*STATED PROBLEM*: Below is a listing; write it out exactly and drop any images from it.

────────

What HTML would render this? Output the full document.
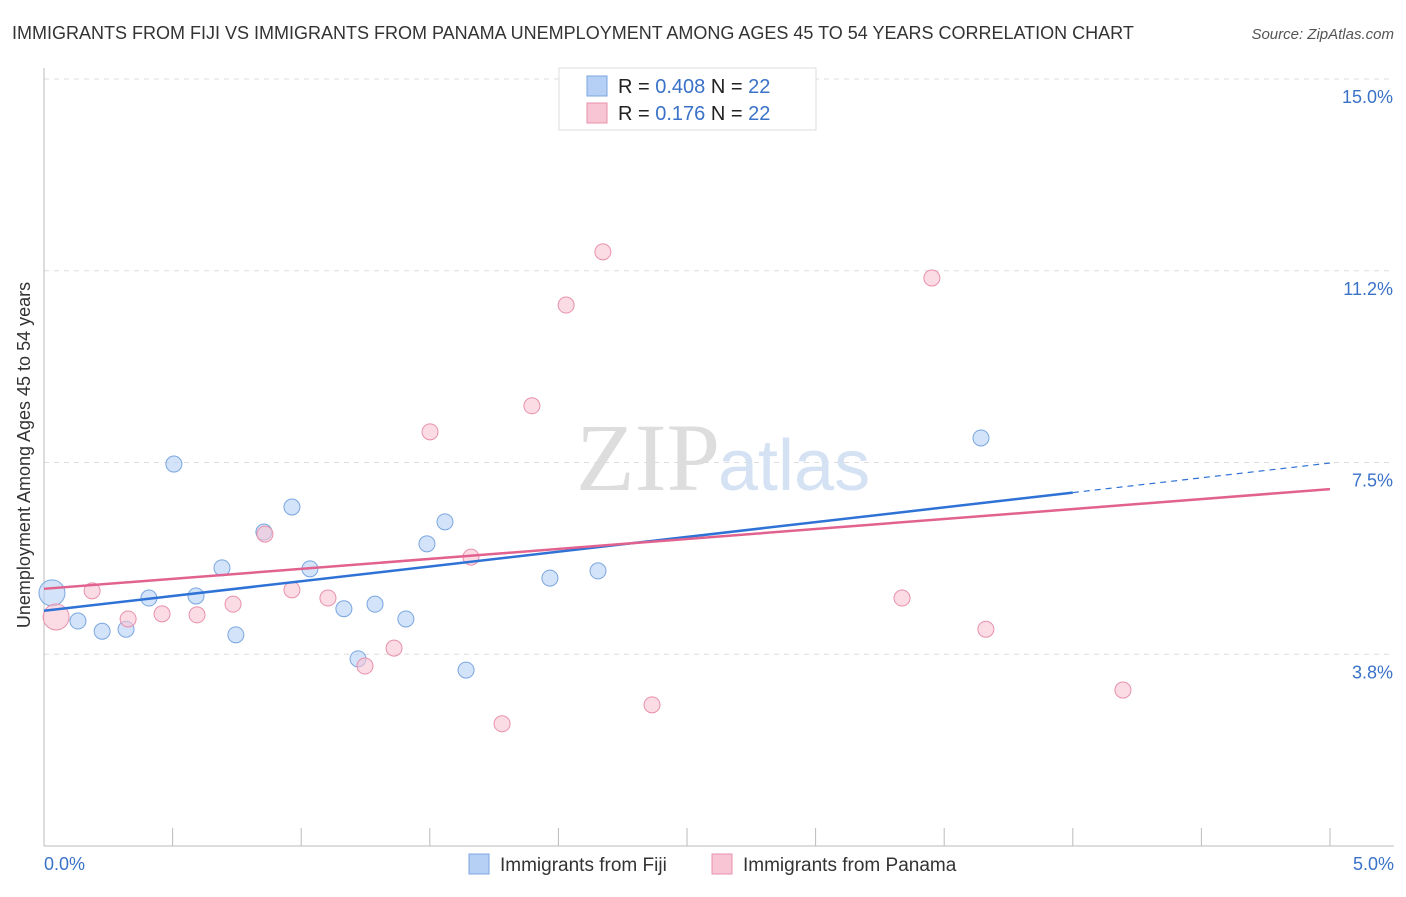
<!DOCTYPE html>
<html><head><meta charset="utf-8"><style>
body{margin:0;background:#fff;font-family:"Liberation Sans",sans-serif;}
</style></head><body>
<svg id="c" width="1406" height="892" xmlns="http://www.w3.org/2000/svg">
<text x="12" y="39" font-size="18" fill="#333">IMMIGRANTS FROM FIJI VS IMMIGRANTS FROM PANAMA UNEMPLOYMENT AMONG AGES 45 TO 54 YEARS CORRELATION CHART</text>
<text x="1394" y="39" font-size="15" fill="#555" font-style="italic" text-anchor="end">Source: ZipAtlas.com</text>
<g id="grid"></g>
<text x="720" y="490" font-size="96" fill="#ddd" font-family="Liberation Serif,serif" text-anchor="end">ZIP</text>
<text x="718" y="490" font-size="72" fill="#d5e2f4">atlas</text>
<text x="30" y="455" font-size="18" fill="#333" text-anchor="middle" transform="rotate(-90 30 455)">Unemployment Among Ages 45 to 54 years</text>
<g id="marks"></g>
<g>
<rect x="559" y="68" width="257" height="62" fill="#fff" stroke="#ddd"/>
<rect x="587" y="76" width="20" height="20" fill="#b6d0f5" stroke="#7aa6e0"/>
<rect x="587" y="103" width="20" height="20" fill="#f8c5d4" stroke="#e890ab"/>
<text x="618" y="93" font-size="20" fill="#222">R = <tspan fill="#3a72c8">0.408</tspan>   N = <tspan fill="#3a72c8">22</tspan></text>
<text x="618" y="120" font-size="20" fill="#222">R =   <tspan fill="#3a72c8">0.176</tspan>   N = <tspan fill="#3a72c8">22</tspan></text>
</g>
<g>
<rect x="469" y="854" width="20" height="20" fill="#b6d0f5" stroke="#7aa6e0"/>
<text x="500" y="871" font-size="19" fill="#333">Immigrants from Fiji</text>
<rect x="712" y="854" width="20" height="20" fill="#f8c5d4" stroke="#e890ab"/>
<text x="743" y="871" font-size="19" fill="#333">Immigrants from Panama</text>
</g>
</svg>
<script>
const yTicks=[15,11.25,7.5,3.75];
const yTickLabels=["15.0%","11.2%","7.5%","3.8%"];
const fijiX=[0.031,0.132,0.226,0.319,0.408,0.505,0.591,0.692,0.746,0.855,0.964,1.034,1.166,1.221,1.287,1.407,1.489,1.559,1.641,1.967,2.154,3.643];
const fijiY=[4.95,4.40,4.20,4.24,4.85,7.47,4.89,5.44,4.13,6.14,6.63,5.42,4.64,3.66,4.73,4.44,5.91,6.34,3.44,5.24,5.38,7.98];
const panX=[0.047,0.187,0.327,0.459,0.595,0.735,0.859,0.964,1.104,1.248,1.361,1.501,1.660,1.897,2.030,2.173,2.364,1.781,3.336,3.452,3.662,4.195];
const panY=[4.48,4.99,4.44,4.54,4.52,4.73,6.10,5.01,4.85,3.52,3.87,8.10,5.65,8.61,10.58,11.62,2.76,2.39,4.85,11.11,4.24,3.05];
const fijiTrend=[4.60,7.49];
const panTrend=[5.03,6.98];
const NS="http://www.w3.org/2000/svg";
const X=v=>44+v/5*1286, Y=v=>846-v*51.13;
function mk(t,a,p){const e=document.createElementNS(NS,t);for(const k in a)e.setAttribute(k,a[k]);p.appendChild(e);return e;}
const g=document.getElementById('grid'),m=document.getElementById('marks');
yTicks.forEach((t,i)=>{const l=mk('line',{x1:44,x2:1394,y1:Y(t),y2:Y(t),stroke:'#ddd','stroke-dasharray':'5,5'},g);

const tx=mk('text',{x:1393,y:Y(t)+24,'font-size':18,fill:'#3a72c8','text-anchor':'end'},g);tx.textContent=yTickLabels[i];
});
const ax=mk('line',{x1:44,x2:1394,y1:846,y2:846,stroke:'#bbb'},g);
const ay=mk('line',{x1:44,x2:44,y1:68,y2:846,stroke:'#bbb'},g);
for(let i=0;i<=10;i++){const t=mk('line',{x1:X(i*0.5),x2:X(i*0.5),y1:828,y2:846,stroke:'#bbb'},g);}
[["0.0%",44,'start'],["5.0%",1394,'end']].forEach(a=>{const t=mk('text',{x:a[1],y:870,'font-size':18,fill:'#3a72c8','text-anchor':a[2]},g);t.textContent=a[0];});
function pts(xs,ys,f,s,name){xs.forEach((x,i)=>{const c=mk('circle',{cx:X(x),cy:Y(ys[i]),r:i==0?13:8,fill:f,'fill-opacity':0.6,stroke:s,'stroke-width':1},m);
});}
pts(fijiX,fijiY,'#b6d0f5','#7aa6e0','fiji-point');
pts(panX,panY,'#f8c5d4','#e890ab','panama-point');
const fy=v=>fijiTrend[0]+(fijiTrend[1]-fijiTrend[0])*v/5;
let l=mk('line',{x1:X(0),y1:Y(fy(0)),x2:X(4),y2:Y(fy(4)),stroke:'#2f72d6','stroke-width':2.5},m);
l=mk('line',{x1:X(4),y1:Y(fy(4)),x2:X(5),y2:Y(fy(5)),stroke:'#2f72d6','stroke-width':1.2,'stroke-dasharray':'6,5'},m);
l=mk('line',{x1:X(0),y1:Y(panTrend[0]),x2:X(5),y2:Y(panTrend[1]),stroke:'#e2628f','stroke-width':2.5},m);
</script>
</body></html>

────────

*COMPLETE ANSWER*:
What HTML would render this? Output the full document.
<!DOCTYPE html>
<html><head><meta charset="utf-8"><style>
body{margin:0;background:#fff;font-family:"Liberation Sans",sans-serif;}
</style></head><body>
<svg id="c" width="1406" height="892" xmlns="http://www.w3.org/2000/svg">
<text x="12" y="39" font-size="18" fill="#333">IMMIGRANTS FROM FIJI VS IMMIGRANTS FROM PANAMA UNEMPLOYMENT AMONG AGES 45 TO 54 YEARS CORRELATION CHART</text>
<text x="1394" y="39" font-size="15" fill="#555" font-style="italic" text-anchor="end">Source: ZipAtlas.com</text>
<g id="grid"></g>
<text x="720" y="490" font-size="96" fill="#ddd" font-family="Liberation Serif,serif" text-anchor="end">ZIP</text>
<text x="718" y="490" font-size="72" fill="#d5e2f4">atlas</text>
<text x="30" y="455" font-size="18" fill="#333" text-anchor="middle" transform="rotate(-90 30 455)">Unemployment Among Ages 45 to 54 years</text>
<g id="marks"></g>
<g>
<rect x="559" y="68" width="257" height="62" fill="#fff" stroke="#ddd"/>
<rect x="587" y="76" width="20" height="20" fill="#b6d0f5" stroke="#7aa6e0"/>
<rect x="587" y="103" width="20" height="20" fill="#f8c5d4" stroke="#e890ab"/>
<text x="618" y="93" font-size="20" fill="#222">R = <tspan fill="#3a72c8">0.408</tspan>   N = <tspan fill="#3a72c8">22</tspan></text>
<text x="618" y="120" font-size="20" fill="#222">R =   <tspan fill="#3a72c8">0.176</tspan>   N = <tspan fill="#3a72c8">22</tspan></text>
</g>
<g>
<rect x="469" y="854" width="20" height="20" fill="#b6d0f5" stroke="#7aa6e0"/>
<text x="500" y="871" font-size="19" fill="#333">Immigrants from Fiji</text>
<rect x="712" y="854" width="20" height="20" fill="#f8c5d4" stroke="#e890ab"/>
<text x="743" y="871" font-size="19" fill="#333">Immigrants from Panama</text>
</g>
</svg>
<script>
const yTicks=[15,11.25,7.5,3.75];
const yTickLabels=["15.0%","11.2%","7.5%","3.8%"];
const fijiX=[0.031,0.132,0.226,0.319,0.408,0.505,0.591,0.692,0.746,0.855,0.964,1.034,1.166,1.221,1.287,1.407,1.489,1.559,1.641,1.967,2.154,3.643];
const fijiY=[4.95,4.40,4.20,4.24,4.85,7.47,4.89,5.44,4.13,6.14,6.63,5.42,4.64,3.66,4.73,4.44,5.91,6.34,3.44,5.24,5.38,7.98];
const panX=[0.047,0.187,0.327,0.459,0.595,0.735,0.859,0.964,1.104,1.248,1.361,1.501,1.660,1.897,2.030,2.173,2.364,1.781,3.336,3.452,3.662,4.195];
const panY=[4.48,4.99,4.44,4.54,4.52,4.73,6.10,5.01,4.85,3.52,3.87,8.10,5.65,8.61,10.58,11.62,2.76,2.39,4.85,11.11,4.24,3.05];
const fijiTrend=[4.60,7.49];
const panTrend=[5.03,6.98];
const NS="http://www.w3.org/2000/svg";
const X=v=>44+v/5*1286, Y=v=>846-v*51.13;
function mk(t,a,p){const e=document.createElementNS(NS,t);for(const k in a)e.setAttribute(k,a[k]);p.appendChild(e);return e;}
const g=document.getElementById('grid'),m=document.getElementById('marks');
yTicks.forEach((t,i)=>{const l=mk('line',{x1:44,x2:1394,y1:Y(t),y2:Y(t),stroke:'#ddd','stroke-dasharray':'5,5'},g);

const tx=mk('text',{x:1393,y:Y(t)+24,'font-size':18,fill:'#3a72c8','text-anchor':'end'},g);tx.textContent=yTickLabels[i];
});
const ax=mk('line',{x1:44,x2:1394,y1:846,y2:846,stroke:'#bbb'},g);
const ay=mk('line',{x1:44,x2:44,y1:68,y2:846,stroke:'#bbb'},g);
for(let i=0;i<=10;i++){const t=mk('line',{x1:X(i*0.5),x2:X(i*0.5),y1:828,y2:846,stroke:'#bbb'},g);}
[["0.0%",44,'start'],["5.0%",1394,'end']].forEach(a=>{const t=mk('text',{x:a[1],y:870,'font-size':18,fill:'#3a72c8','text-anchor':a[2]},g);t.textContent=a[0];});
function pts(xs,ys,f,s,name){xs.forEach((x,i)=>{const c=mk('circle',{cx:X(x),cy:Y(ys[i]),r:i==0?13:8,fill:f,'fill-opacity':0.6,stroke:s,'stroke-width':1},m);
});}
pts(fijiX,fijiY,'#b6d0f5','#7aa6e0','fiji-point');
pts(panX,panY,'#f8c5d4','#e890ab','panama-point');
const fy=v=>fijiTrend[0]+(fijiTrend[1]-fijiTrend[0])*v/5;
let l=mk('line',{x1:X(0),y1:Y(fy(0)),x2:X(4),y2:Y(fy(4)),stroke:'#2f72d6','stroke-width':2.5},m);
l=mk('line',{x1:X(4),y1:Y(fy(4)),x2:X(5),y2:Y(fy(5)),stroke:'#2f72d6','stroke-width':1.2,'stroke-dasharray':'6,5'},m);
l=mk('line',{x1:X(0),y1:Y(panTrend[0]),x2:X(5),y2:Y(panTrend[1]),stroke:'#e2628f','stroke-width':2.5},m);
</script>
</body></html>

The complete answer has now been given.